I remember the first time I read this account of Jesus chasing the animals and business people out of the temple with whips and turning over tables in anger. It scared the life out of me. This did not feel like the Jesus of the other stories in the gospel. The Jesus I had come to know was a kind and compassionate man who patiently taught us right from wrong. He was a Jesus who was all about
second chances. Even the people who irritated him, like the Pharisees, were treated with a firmness that got them to think. But this Jesus seemed uncharacteristically violent and out of control. I wondered if the story had become embellished somehow or had been slipped in at some later time by someone who didn’t know my Jesus.
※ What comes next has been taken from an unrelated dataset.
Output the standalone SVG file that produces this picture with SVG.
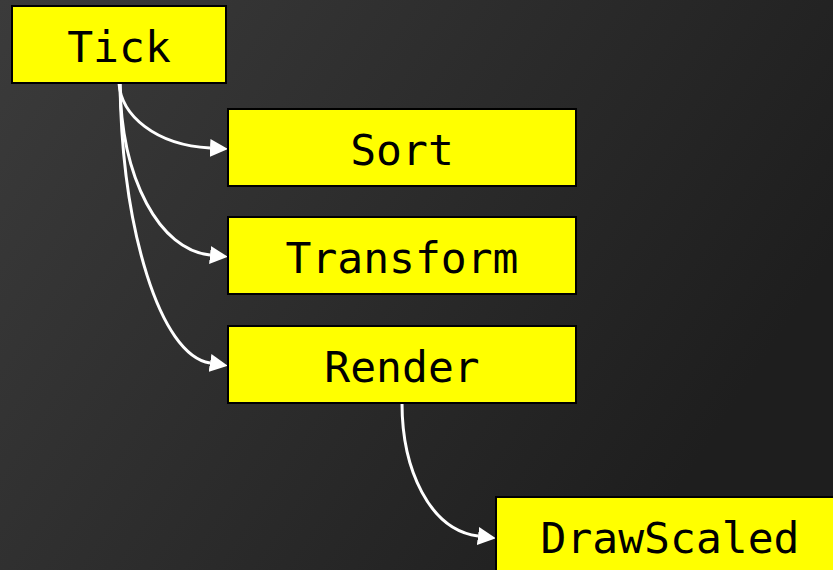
<svg xmlns="http://www.w3.org/2000/svg" width="833" height="570" viewBox="0 0 833 570">
  <defs>
    <linearGradient id="bg" x1="0" y1="0" x2="1" y2="0.45">
      <stop offset="0" stop-color="#3b3b3b"/>
      <stop offset="1" stop-color="#1e1e1e"/>
    </linearGradient>
    <marker id="arrow" markerUnits="userSpaceOnUse" markerWidth="19" markerHeight="18" refX="0" refY="9" orient="auto">
      <polygon points="0,0 18,9 0,18" fill="#ffffff"/>
    </marker>
    <style>
      .box { fill: #ffff00; stroke: #000000; stroke-width: 2; }
      .label { font-family: "DejaVu Sans Mono", "Liberation Mono", monospace; font-size: 43px; fill: #000000; text-anchor: middle; }
      .edge { fill: none; stroke: #ffffff; stroke-width: 3; marker-end: url(#arrow); }
    </style>
  </defs>

  <rect x="0" y="0" width="833" height="570" fill="url(#bg)"/>

  <g id="connectors">
    <path class="edge" d="M119,83 C121,115 155,145 210,148"/>
    <path class="edge" d="M120,83 C121,180 160,250 210,255"/>
    <path class="edge" d="M120,83 C122,230 160,355 210,363"/>
    <path class="edge" d="M402,403 C402,470 430,530 478,536"/>
  </g>

  <g id="tick">
    <rect class="box" x="12" y="6" width="214" height="77"/>
    <text class="label" x="119" y="62">Tick</text>
  </g>
  <g id="sort">
    <rect class="box" x="228" y="109" width="348" height="77"/>
    <text class="label" x="402" y="165">Sort</text>
  </g>
  <g id="transform">
    <rect class="box" x="228" y="217" width="348" height="77"/>
    <text class="label" x="402" y="273">Transform</text>
  </g>
  <g id="render">
    <rect class="box" x="228" y="326" width="348" height="77"/>
    <text class="label" x="402" y="382">Render</text>
  </g>
  <g id="drawscaled">
    <rect class="box" x="496" y="497" width="348" height="77"/>
    <text class="label" x="670" y="553">DrawScaled</text>
  </g>
</svg>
So in my discomfort, I would avoid this story as often as possible.
I think part of my perception of how Jesus
ought to be came from the Bible stories that were often read to me as a child. And possibly even from the wording of some prayers I was taught, “Gentle Jesus, meek and mild, look on me, a little child…”
Another strong persuasion would have come from how I longed for my Jesus to be for me. I wanted Jesus to always be calm, supportive, and create for me an ordered, loving space to be with him.
I have, however, come to appreciate what this scripture teaches us. But it took a long time to set aside my prejudiced view to get there.
I wonder how much of God’s word we skip over because it is not packaged the way we would like.
Is the way we speak about Jesus sometimes coloured by our own perceptions of how or what Jesus should be?
I am not
suggesting we deliberately twist the truth. However, I am feeling challenged to be careful in telling Jesus’ whole story.